The Creeper By Steve Ditko collection reminds me that DC can't do too many of those. There have been the Kirby books, the (sadly out-of-print) Walt Simonson paperback, the Across The Universe Alan Moore collection, The Complete Frank Miller Batman, the George Perez Wonder Woman and JLA books, and the various Neal Adams hardcovers, but even those seem few (relatively speaking) and far between. I suppose the Superman books are ripe for mining, for example with the best of John Byrne or Jerry Ordway. Personally, I'd love to see a book collecting Michael Golden's Batman work.

Wasn't expecting the Hellboy crossover to be in the latest Starman Omnibus. That's a pleasant surprise.

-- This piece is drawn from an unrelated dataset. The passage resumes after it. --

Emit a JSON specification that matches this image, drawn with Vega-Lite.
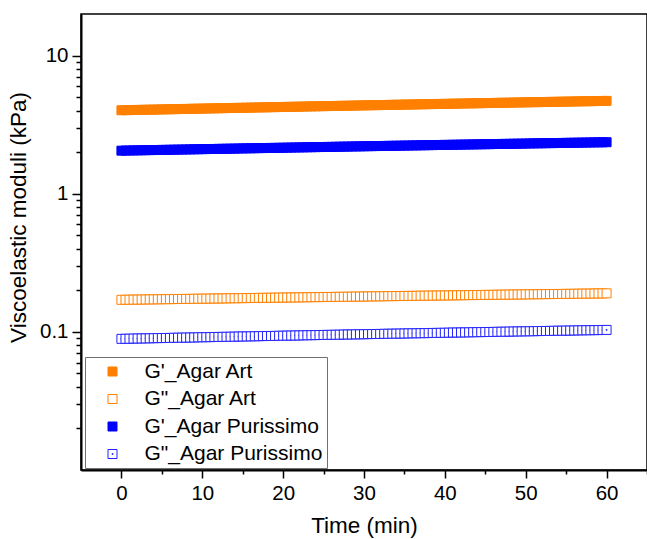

Nice to see a Human Target paperback scheduled to coincide with the new TV show, but what about collecting the original material? There's only about 144 pages of it (18 8-page stories), so it could even be in color.  Maybe if the show's a hit?

CAN YOU TAKE ME TO…

So Courteney Cox has this new TV show, "Cougar Town," about how she might be older, but she's still gettin' it done. I used to think Ms. Cox would have made a fine Donna Troy, especially when "Friends" first started. Monica Geller had the right look and she had the same sort of stop-me-from-being-so-fussy attitude. Of course, "Friends" is so far off the radar these days that the premise of "Cougar Town" seems credible, and although DC wants us to believe Donna Troy is just "twentysomething"**, Titans #20 seems to have her acting rather cougarish.  At any rate, she might be older, but she's still gettin' it done.

Now, Titans has been a frustrating read for me -- full of potential but constantly being tweaked -- and in the context of the current run, the solicit for Titans #20 is kinda sad.

For starters, Donna is an odd character. She was created almost by accident out of a castoff concept from one of Wonder Woman's more loopy periods. It took her four years even to get a proper origin story, courtesy of Marv Wolfman and Gil Kane; and it took another ten years or so for Wolfman and George Perez to make fans care about her. I mean really care, to the extent that readers ate up Tales of the Teen Titans #50 like they could taste the wedding cake themselves. Accordingly, I tend to think fans find their own dream girl in the relatively wholesome, grounded superheroine.  (She was the Team Titans' den mother, for goodness' sake!)  Indeed, I suspect this has created a self-reinforcing protection against a possible descent into skankitude, and it's why I found Titans #17's image of Donna in a halter-top and peekaboo thong kind of jarring.

Now, I say that with the full awareness that Donna is a fictional character; and worse, she's a fictional character ripe for imprinting with any number of fannish desires. I'm pretty sure that at some point some writer (Byrne, perhaps?) has even incorporated into his story the notion that there's no real reason for Donna to exist. For one person she could personify all of superhero comics' alleged innocence and whimsy, but for another she could represent the kind of intellectual regression those comics stereotypically foster. Therefore, who cares what Donna wears; because either way it symbolizes DC's attitude towards its readers, whether condescending to their misguided nostalgia or pandering to their baser instincts.

Regardless, Donna and her fans can't win. If she remains inviolate, she runs the risk of being "boring," and therefore unmarketable. If we see more of her thong, though, that's a sad commentary on what a superheroine needs to do to sell books these days. Bare midriffs aren't exactly the best reputation-enhancers -- just ask Supergirl.

Oh well. It may be just a phase, like Donna's post-traumatic reaction after being mind-controlled into loving a Titan Of Myth during the Wolfman/Perez days. Pretty sad that it's happening to a "twentysomething," though. Good thing she's not in Cougar Town.

++++++++++++++++

* [DC hasn't done it in a while, if at all, unless you count the fake Flash solicitations from the summer of '07.]

** [Donna most likely turned 20 along with the rest of her Titans peers sometime in the mid-1980s, so DC is now telling us she's not out of "twentysomething" range yet? Sure, DC. Donna and her pals might not be 30 yet, but they can see it from here.]